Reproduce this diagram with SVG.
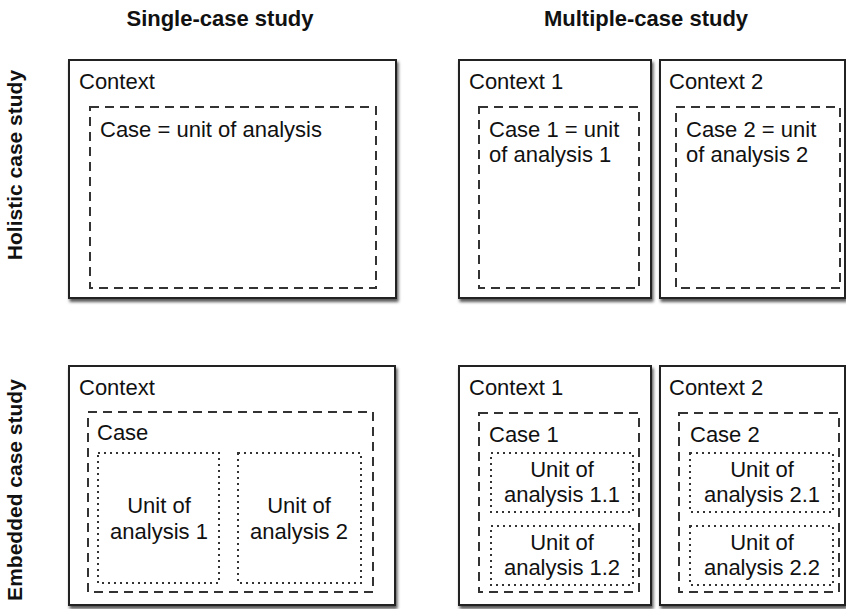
<svg xmlns="http://www.w3.org/2000/svg" width="846" height="609" viewBox="0 0 846 609">
<defs>
<filter id="sh" x="-5%" y="-5%" width="115%" height="115%">
<feDropShadow dx="1.5" dy="3" stdDeviation="1.5" flood-color="#000" flood-opacity="0.65"/>
</filter>
<style>
.ctx{fill:#fff;stroke:#222;stroke-width:2;filter:url(#sh)}
.case{fill:none;stroke:#333;stroke-width:2;stroke-dasharray:9 6}
.unit{fill:none;stroke:#333;stroke-width:2;stroke-dasharray:2 4}
text{font-family:"Liberation Sans",Arial,Helvetica,sans-serif;fill:#111}
.t{font-size:22px}
.c{font-size:22px;text-anchor:middle}
.h{font-size:22px;font-weight:bold;text-anchor:middle}
.v{font-size:21px;font-weight:bold;text-anchor:middle}
</style>
</defs>
<rect width="846" height="609" fill="#fff"/>
<g id="headers">
<text class="h" x="220" y="26">Single-case study</text>
<text class="h" x="646" y="26">Multiple-case study</text>
<text class="v" transform="translate(22,165) rotate(-90)">Holistic case study</text>
<text class="v" transform="translate(22,490) rotate(-90)">Embedded case study</text>
</g>
<g id="connectors"></g>
<g id="holistic-single">
<rect class="ctx" x="69" y="60" width="327" height="238"/>
<text class="t" x="79" y="89">Context</text>
<rect class="case" x="90" y="107" width="286" height="181"/>
<text class="t" x="100" y="137">Case = unit of analysis</text>
</g>
<g id="holistic-multi-1">
<rect class="ctx" x="459" y="60" width="192" height="238"/>
<text class="t" x="469" y="89">Context 1</text>
<rect class="case" x="479" y="107" width="160" height="181"/>
<text class="t" x="489" y="137">Case 1 = unit</text>
<text class="t" x="489" y="162">of analysis 1</text>
</g>
<g id="holistic-multi-2">
<rect class="ctx" x="660" y="60" width="185" height="238"/>
<text class="t" x="669" y="89">Context 2</text>
<rect class="case" x="676" y="107" width="164" height="181"/>
<text class="t" x="686" y="137">Case 2 = unit</text>
<text class="t" x="686" y="162">of analysis 2</text>
</g>
<g id="embedded-single">
<rect class="ctx" x="69" y="366" width="326" height="239"/>
<text class="t" x="79" y="395">Context</text>
<rect class="case" x="88" y="412" width="285" height="180"/>
<text class="t" x="97" y="440">Case</text>
<rect class="unit" x="98" y="453" width="121" height="130"/>
<text class="c" x="159" y="513">Unit of</text>
<text class="c" x="159" y="539">analysis 1</text>
<rect class="unit" x="238" y="453" width="123" height="130"/>
<text class="c" x="299" y="513">Unit of</text>
<text class="c" x="299" y="539">analysis 2</text>
</g>
<g id="embedded-multi-1">
<rect class="ctx" x="459" y="366" width="192" height="239"/>
<text class="t" x="469" y="395">Context 1</text>
<rect class="case" x="479" y="413" width="160" height="179"/>
<text class="t" x="489" y="442">Case 1</text>
<rect class="unit" x="491" y="453" width="142" height="59"/>
<text class="c" x="562" y="477">Unit of</text>
<text class="c" x="562" y="502">analysis 1.1</text>
<rect class="unit" x="491" y="526" width="142" height="59"/>
<text class="c" x="562" y="550">Unit of</text>
<text class="c" x="562" y="575">analysis 1.2</text>
</g>
<g id="embedded-multi-2">
<rect class="ctx" x="660" y="366" width="185" height="239"/>
<text class="t" x="669" y="395">Context 2</text>
<rect class="case" x="679" y="413" width="160" height="179"/>
<text class="t" x="690" y="442">Case 2</text>
<rect class="unit" x="690" y="453" width="143" height="59"/>
<text class="c" x="762" y="477">Unit of</text>
<text class="c" x="762" y="502">analysis 2.1</text>
<rect class="unit" x="690" y="526" width="143" height="59"/>
<text class="c" x="762" y="550">Unit of</text>
<text class="c" x="762" y="575">analysis 2.2</text>
</g>
</svg>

> [EXERCISE] Retype the data above exactly; pictures are not part of the copy.

> [CORRECT RESULT]
Reproduce this diagram with SVG.
<svg xmlns="http://www.w3.org/2000/svg" width="846" height="609" viewBox="0 0 846 609">
<defs>
<filter id="sh" x="-5%" y="-5%" width="115%" height="115%">
<feDropShadow dx="1.5" dy="3" stdDeviation="1.5" flood-color="#000" flood-opacity="0.65"/>
</filter>
<style>
.ctx{fill:#fff;stroke:#222;stroke-width:2;filter:url(#sh)}
.case{fill:none;stroke:#333;stroke-width:2;stroke-dasharray:9 6}
.unit{fill:none;stroke:#333;stroke-width:2;stroke-dasharray:2 4}
text{font-family:"Liberation Sans",Arial,Helvetica,sans-serif;fill:#111}
.t{font-size:22px}
.c{font-size:22px;text-anchor:middle}
.h{font-size:22px;font-weight:bold;text-anchor:middle}
.v{font-size:21px;font-weight:bold;text-anchor:middle}
</style>
</defs>
<rect width="846" height="609" fill="#fff"/>
<g id="headers">
<text class="h" x="220" y="26">Single-case study</text>
<text class="h" x="646" y="26">Multiple-case study</text>
<text class="v" transform="translate(22,165) rotate(-90)">Holistic case study</text>
<text class="v" transform="translate(22,490) rotate(-90)">Embedded case study</text>
</g>
<g id="connectors"></g>
<g id="holistic-single">
<rect class="ctx" x="69" y="60" width="327" height="238"/>
<text class="t" x="79" y="89">Context</text>
<rect class="case" x="90" y="107" width="286" height="181"/>
<text class="t" x="100" y="137">Case = unit of analysis</text>
</g>
<g id="holistic-multi-1">
<rect class="ctx" x="459" y="60" width="192" height="238"/>
<text class="t" x="469" y="89">Context 1</text>
<rect class="case" x="479" y="107" width="160" height="181"/>
<text class="t" x="489" y="137">Case 1 = unit</text>
<text class="t" x="489" y="162">of analysis 1</text>
</g>
<g id="holistic-multi-2">
<rect class="ctx" x="660" y="60" width="185" height="238"/>
<text class="t" x="669" y="89">Context 2</text>
<rect class="case" x="676" y="107" width="164" height="181"/>
<text class="t" x="686" y="137">Case 2 = unit</text>
<text class="t" x="686" y="162">of analysis 2</text>
</g>
<g id="embedded-single">
<rect class="ctx" x="69" y="366" width="326" height="239"/>
<text class="t" x="79" y="395">Context</text>
<rect class="case" x="88" y="412" width="285" height="180"/>
<text class="t" x="97" y="440">Case</text>
<rect class="unit" x="98" y="453" width="121" height="130"/>
<text class="c" x="159" y="513">Unit of</text>
<text class="c" x="159" y="539">analysis 1</text>
<rect class="unit" x="238" y="453" width="123" height="130"/>
<text class="c" x="299" y="513">Unit of</text>
<text class="c" x="299" y="539">analysis 2</text>
</g>
<g id="embedded-multi-1">
<rect class="ctx" x="459" y="366" width="192" height="239"/>
<text class="t" x="469" y="395">Context 1</text>
<rect class="case" x="479" y="413" width="160" height="179"/>
<text class="t" x="489" y="442">Case 1</text>
<rect class="unit" x="491" y="453" width="142" height="59"/>
<text class="c" x="562" y="477">Unit of</text>
<text class="c" x="562" y="502">analysis 1.1</text>
<rect class="unit" x="491" y="526" width="142" height="59"/>
<text class="c" x="562" y="550">Unit of</text>
<text class="c" x="562" y="575">analysis 1.2</text>
</g>
<g id="embedded-multi-2">
<rect class="ctx" x="660" y="366" width="185" height="239"/>
<text class="t" x="669" y="395">Context 2</text>
<rect class="case" x="679" y="413" width="160" height="179"/>
<text class="t" x="690" y="442">Case 2</text>
<rect class="unit" x="690" y="453" width="143" height="59"/>
<text class="c" x="762" y="477">Unit of</text>
<text class="c" x="762" y="502">analysis 2.1</text>
<rect class="unit" x="690" y="526" width="143" height="59"/>
<text class="c" x="762" y="550">Unit of</text>
<text class="c" x="762" y="575">analysis 2.2</text>
</g>
</svg>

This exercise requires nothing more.